*Instruction*: Take the lines of the data below from the very first through the line containing "import * as" and output them exactly, pictures excluded.

□ □ □ □

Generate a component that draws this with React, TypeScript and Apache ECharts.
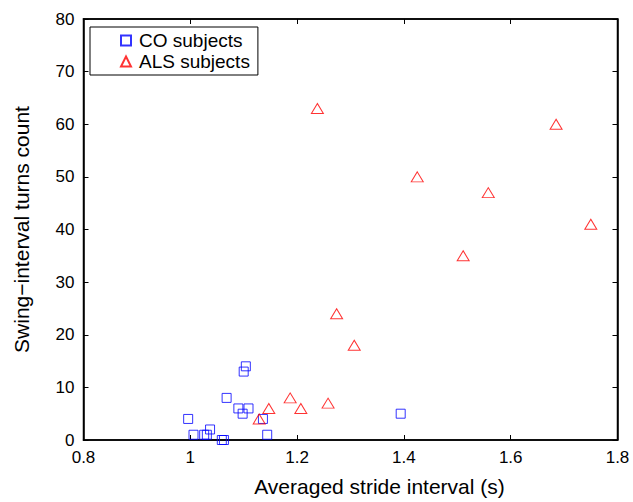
import React, { useEffect, useRef } from "react";
import * as echarts from "echarts";

const coX = [0.996, 1.006, 1.026, 1.031, 1.037, 1.059, 1.063, 1.068, 1.09, 1.098, 1.1, 1.104, 1.109, 1.136, 1.144, 1.394];
const coY = [4, 1, 1, 1, 2, 0, 0, 8, 6, 5, 13, 14, 6, 4, 1, 5];
const alsX = [1.129, 1.147, 1.187, 1.207, 1.238, 1.258, 1.274, 1.307, 1.425, 1.511, 1.558, 1.685, 1.75];
const alsY = [4, 6, 8, 6, 63, 7, 24, 18, 50, 35, 47, 60, 41];

const seriesNames = ["CO subjects", "ALS subjects"];
const xTitle = "Averaged stride interval (s)";
const yTitle = "Swing\u2212interval turns count";

const FONT = "'Liberation Sans', Arial, Helvetica, sans-serif";

export default function App() {
  const ref = useRef<HTMLDivElement>(null);
  useEffect(() => {
    if (!ref.current) return;
    const chart = echarts.init(ref.current, undefined, { renderer: "svg" });
    const axisLine = { show: true, onZero: false, lineStyle: { color: "#000", width: 1.5 } };
    const tick = { show: true, inside: true, length: 5, lineStyle: { color: "#000", width: 1 } };
    chart.setOption({
      animation: false,
      backgroundColor: "#fff",
      textStyle: { fontFamily: FONT },
      grid: {
        left: 83.5,
        right: 15.5,
        top: 19,
        bottom: 61.5,
        containLabel: false,
        show: true,
        borderColor: "#000",
        borderWidth: 1.5,
        backgroundColor: "rgba(0,0,0,0)",
      },
      legend: {
        orient: "vertical",
        left: 90,
        top: 27,
        data: seriesNames,
        borderColor: "#000",
        borderWidth: 1,
        backgroundColor: "#fff",
        padding: [4, 8, 4, 30],
        itemGap: 2,
        itemWidth: 10,
        itemHeight: 10,
        textStyle: { fontSize: 19, color: "#000", fontFamily: FONT, padding: [0, 0, 0, 3] },
      },
      xAxis: [
        {
          type: "value",
          min: 0.8,
          max: 1.8,
          interval: 0.2,
          position: "bottom",
          name: xTitle,
          nameLocation: "middle",
          nameGap: 36,
          nameTextStyle: { fontSize: 21, color: "#000", fontFamily: FONT, padding: [0, 0, 0, 58] },
          axisLine,
          axisTick: tick,
          splitLine: { show: false },
          axisLabel: {
            color: "#000",
            fontSize: 17,
            margin: 9,
            fontFamily: FONT,
            formatter: (v: number) => (Math.round(v * 10) / 10).toString(),
          },
        },
        {
          type: "value",
          min: 0.8,
          max: 1.8,
          interval: 0.2,
          position: "top",
          axisLine,
          axisTick: tick,
          splitLine: { show: false },
          axisLabel: { show: false },
        },
      ],
      yAxis: [
        {
          type: "value",
          min: 0,
          max: 80,
          interval: 10,
          position: "left",
          name: yTitle,
          nameLocation: "middle",
          nameGap: 52,
          nameTextStyle: { fontSize: 21, color: "#000", fontFamily: FONT },
          axisLine,
          axisTick: tick,
          splitLine: { show: false },
          axisLabel: { color: "#000", fontSize: 17, margin: 9, fontFamily: FONT },
        },
        {
          type: "value",
          min: 0,
          max: 80,
          interval: 10,
          position: "right",
          axisLine,
          axisTick: tick,
          splitLine: { show: false },
          axisLabel: { show: false },
        },
      ],
      series: [
        {
          name: seriesNames[0],
          type: "scatter",
          symbol: "rect",
          symbolSize: 9,
          itemStyle: { color: "rgba(0,0,0,0)", borderColor: "#0000ff", borderWidth: 1 },
          data: coX.map((x, i) => [x, coY[i]]),
        },
        {
          name: seriesNames[1],
          type: "scatter",
          symbol: "triangle",
          symbolSize: [12, 10],
          itemStyle: { color: "rgba(0,0,0,0)", borderColor: "#ff0000", borderWidth: 1 },
          data: alsX.map((x, i) => [x, alsY[i]]),
        },
      ],
    });
    return () => chart.dispose();
  }, []);
  return <div ref={ref} style={{ position: "fixed", left: 0, top: 0, width: 633, height: 502 }} />;
}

□ □ □ □

*Result for this task*:
Generate a component that draws this with React, TypeScript and Apache ECharts.
import React, { useEffect, useRef } from "react";
import * as echarts from "echarts";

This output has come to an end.